First off, I'm happy to discover your blog. Your interests and mine appear to converge at a number of significant levels. If you're interested, check out my own little web spot: Wisdom of the West Especially check out one older post called "On the Couch"—but there are many many points where our interests overlap. I plan to keep an eye out over here. Best of luck!

Now, to business. I can see you all enjoy film. I've just been re-viewing the Coen Brothers's Barton Fink in connection with a theme I've been pursuing at my blog for the last couple weeks. This business of the cliche of the suffering artist struck me as the weak part of the early part of the film, and as I watched it detracted from my enjoyment. They were so obvious. But then after I finished, as I stood back and thought of the whole of the film as an extended surreal metaphor of the psychology of the writer, I gained a new appreciation of the film.

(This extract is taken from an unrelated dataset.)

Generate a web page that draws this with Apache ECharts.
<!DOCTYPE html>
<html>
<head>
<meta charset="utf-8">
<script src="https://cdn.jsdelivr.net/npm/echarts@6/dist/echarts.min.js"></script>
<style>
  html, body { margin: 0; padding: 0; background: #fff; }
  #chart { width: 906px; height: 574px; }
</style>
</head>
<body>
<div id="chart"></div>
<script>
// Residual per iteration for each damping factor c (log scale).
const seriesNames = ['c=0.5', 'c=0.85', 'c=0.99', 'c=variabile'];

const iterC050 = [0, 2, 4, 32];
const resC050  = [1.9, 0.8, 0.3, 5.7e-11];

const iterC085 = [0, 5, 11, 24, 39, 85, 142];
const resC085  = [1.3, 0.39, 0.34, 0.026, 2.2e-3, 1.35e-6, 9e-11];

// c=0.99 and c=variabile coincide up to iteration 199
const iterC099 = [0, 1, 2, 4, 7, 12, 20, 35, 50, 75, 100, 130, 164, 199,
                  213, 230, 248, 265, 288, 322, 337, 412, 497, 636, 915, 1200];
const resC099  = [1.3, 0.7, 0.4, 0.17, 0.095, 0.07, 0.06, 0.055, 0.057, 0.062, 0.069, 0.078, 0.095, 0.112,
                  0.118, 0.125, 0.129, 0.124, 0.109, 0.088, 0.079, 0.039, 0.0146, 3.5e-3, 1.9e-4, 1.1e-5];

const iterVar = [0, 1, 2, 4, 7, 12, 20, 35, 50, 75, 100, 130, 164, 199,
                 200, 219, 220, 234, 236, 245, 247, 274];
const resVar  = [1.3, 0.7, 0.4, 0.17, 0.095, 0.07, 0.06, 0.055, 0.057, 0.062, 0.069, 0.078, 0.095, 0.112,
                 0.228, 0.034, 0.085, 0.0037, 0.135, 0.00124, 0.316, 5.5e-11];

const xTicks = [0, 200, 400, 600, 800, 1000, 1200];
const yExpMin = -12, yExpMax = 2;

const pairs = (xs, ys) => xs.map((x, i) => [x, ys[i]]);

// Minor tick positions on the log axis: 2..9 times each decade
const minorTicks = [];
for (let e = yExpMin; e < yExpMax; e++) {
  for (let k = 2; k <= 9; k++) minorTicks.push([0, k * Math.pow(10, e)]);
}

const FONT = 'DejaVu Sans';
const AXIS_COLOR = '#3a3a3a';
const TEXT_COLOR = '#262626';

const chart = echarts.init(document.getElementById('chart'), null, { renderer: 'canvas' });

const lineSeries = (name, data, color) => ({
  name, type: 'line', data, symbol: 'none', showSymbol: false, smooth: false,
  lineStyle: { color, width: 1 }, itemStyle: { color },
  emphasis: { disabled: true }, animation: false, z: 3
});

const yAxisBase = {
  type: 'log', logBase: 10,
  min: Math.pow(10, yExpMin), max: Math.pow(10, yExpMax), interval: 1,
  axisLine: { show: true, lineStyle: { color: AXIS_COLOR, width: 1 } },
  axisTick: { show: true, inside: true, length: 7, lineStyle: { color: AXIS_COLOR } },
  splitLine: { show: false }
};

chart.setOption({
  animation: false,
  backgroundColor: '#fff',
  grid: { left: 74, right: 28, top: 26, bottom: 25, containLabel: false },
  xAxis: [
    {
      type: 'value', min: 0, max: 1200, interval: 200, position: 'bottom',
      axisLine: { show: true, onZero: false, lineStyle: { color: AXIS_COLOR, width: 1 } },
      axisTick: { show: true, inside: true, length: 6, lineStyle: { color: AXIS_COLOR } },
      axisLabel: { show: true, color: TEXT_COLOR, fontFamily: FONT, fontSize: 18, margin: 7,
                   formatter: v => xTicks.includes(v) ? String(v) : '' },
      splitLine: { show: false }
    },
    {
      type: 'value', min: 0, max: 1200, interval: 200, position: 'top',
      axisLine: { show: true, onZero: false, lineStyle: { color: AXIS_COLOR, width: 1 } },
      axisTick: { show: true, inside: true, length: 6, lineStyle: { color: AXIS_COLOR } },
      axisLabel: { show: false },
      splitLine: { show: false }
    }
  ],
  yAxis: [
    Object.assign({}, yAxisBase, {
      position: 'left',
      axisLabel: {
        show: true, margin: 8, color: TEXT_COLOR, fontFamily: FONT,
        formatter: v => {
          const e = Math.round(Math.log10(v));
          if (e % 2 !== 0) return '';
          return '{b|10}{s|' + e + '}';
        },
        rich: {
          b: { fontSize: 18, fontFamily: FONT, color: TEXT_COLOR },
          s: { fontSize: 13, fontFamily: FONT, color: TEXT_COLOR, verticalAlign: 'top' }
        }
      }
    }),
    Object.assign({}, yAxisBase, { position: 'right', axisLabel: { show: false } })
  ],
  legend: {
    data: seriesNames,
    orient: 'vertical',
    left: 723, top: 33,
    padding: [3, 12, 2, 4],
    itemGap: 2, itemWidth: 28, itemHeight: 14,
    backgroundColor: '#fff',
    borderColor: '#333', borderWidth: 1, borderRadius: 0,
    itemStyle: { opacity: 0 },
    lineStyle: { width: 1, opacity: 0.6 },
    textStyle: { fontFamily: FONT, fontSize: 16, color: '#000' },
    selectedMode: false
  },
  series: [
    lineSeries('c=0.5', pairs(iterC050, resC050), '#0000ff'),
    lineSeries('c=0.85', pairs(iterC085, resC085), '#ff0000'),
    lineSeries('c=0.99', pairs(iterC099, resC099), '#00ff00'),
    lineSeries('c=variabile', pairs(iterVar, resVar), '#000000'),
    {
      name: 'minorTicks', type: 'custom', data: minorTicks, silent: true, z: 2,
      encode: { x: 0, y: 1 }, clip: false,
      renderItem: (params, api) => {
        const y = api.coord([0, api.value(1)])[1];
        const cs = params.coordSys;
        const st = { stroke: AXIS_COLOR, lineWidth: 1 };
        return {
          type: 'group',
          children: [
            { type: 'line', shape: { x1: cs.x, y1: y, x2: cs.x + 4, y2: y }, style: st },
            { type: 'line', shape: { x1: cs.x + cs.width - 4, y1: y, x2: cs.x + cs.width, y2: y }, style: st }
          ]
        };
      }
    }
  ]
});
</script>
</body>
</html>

These early 'suffering writer gets destroyed by Hollywood' cliches were merely the initial stating of a profounder psychological theme. Any thoughts?

Best,
Jim H.

Keith Oatley said...

Thank you, Jim, for this comment. Good to be in touch, and I am glad you like our blog. I am travelling right now, but I shall look with interest at your web spot, and also go and see Barton Fink again. I enjoyed it the first time, but I can't now remember it well enough to have any coherent thoughts about the idea of art and suffering in it. Our approach to this is that many people write to solve problems and communicate about them. For fiction, the idea is emotions frequently pose problems, and that many novels, short stories, and films are explorations of, and pointers towards, solutions or at least partial solutions of these problems. So, thanks again for writing; more later.

Anonymous said...

"For fiction, the idea is emotions frequently pose problems..."

Is this another way of saying "we prefer psychological realism"?

"and that many novels, short stories, and films are explorations of, and pointers towards, solutions or at least partial solutions of these problems. "

I agree, though this cuts quite a broad swath, it seems, covering everyone from Bridget Jones to Leopold Bloom and beyond

Indeed. At Wisdom of the West, I ran a series of posts analyzing James Wood's How Fiction Works. I concluded that it was the writer's job to draw the reader into the perceptual life of the character and that, and only that, gave access to the emotional life of the character:

"Failure to bring perceptual content into play—a flaw we've noted in the analyses of both James Wood and Jill Lepore—renders fiction a mechanical thing, an intellectual exercise; no different in form than history. Distant. Imprecise.

"Failure, at the next level, to imbue perception with emotional content is a prescription for sterile fiction."

There are no minds without brains, no consciousness without a body.

Also, look for the quote from Martha Nussbaum stating what she takes to be the range of emotional responses to the work of fiction.

You might also find interesting my look at the emotional manipulation in political affairs in the discussion surrounding Elias Canetti's Crowds and Power.

Best,
Jim H.

Keith Oatley said...

Thanks very much, Jim, for this comment. Sorry for the delay. I have just got back from a trip.

I completely agree with you that it is the writer's job to draw the reader into the perceptual life of the character. You said: "that, and only that, gave access to the emotional life of the character." That puts it very well, I think. In terms of the psychology of emotions, what is involved are the character's appraisals of situations or, as you say, how the character distinctively perceives events in relation to his/her concerns. Then, at least in certain kinds of fiction, a writer can set up different centres of consciousness in a novel, and the reader, with his/her own centre of consciousness, can take part in something like a dialogue with these others. It is this kind of experience, I think, that may be responsible for the changes in selfhood (personality traits) that we have been able to measure empirically in response to reading literary fiction, as the reader moves towards the position of one character and then another.

I have read reviews of James Wood's book, but not yet read the book itself. I shall certainly read your discussion in your website.

Keith Oatley said...

Hello again, Jim. I have now read your discussion of James Wood's book, How fiction works, on your blogsite: very interesting, thank you. Certainly the book has a great title, but you, and some other reviewers, evaluate the book as delivering less than it promises. I think I need to read it myself to take part properly in the discussion.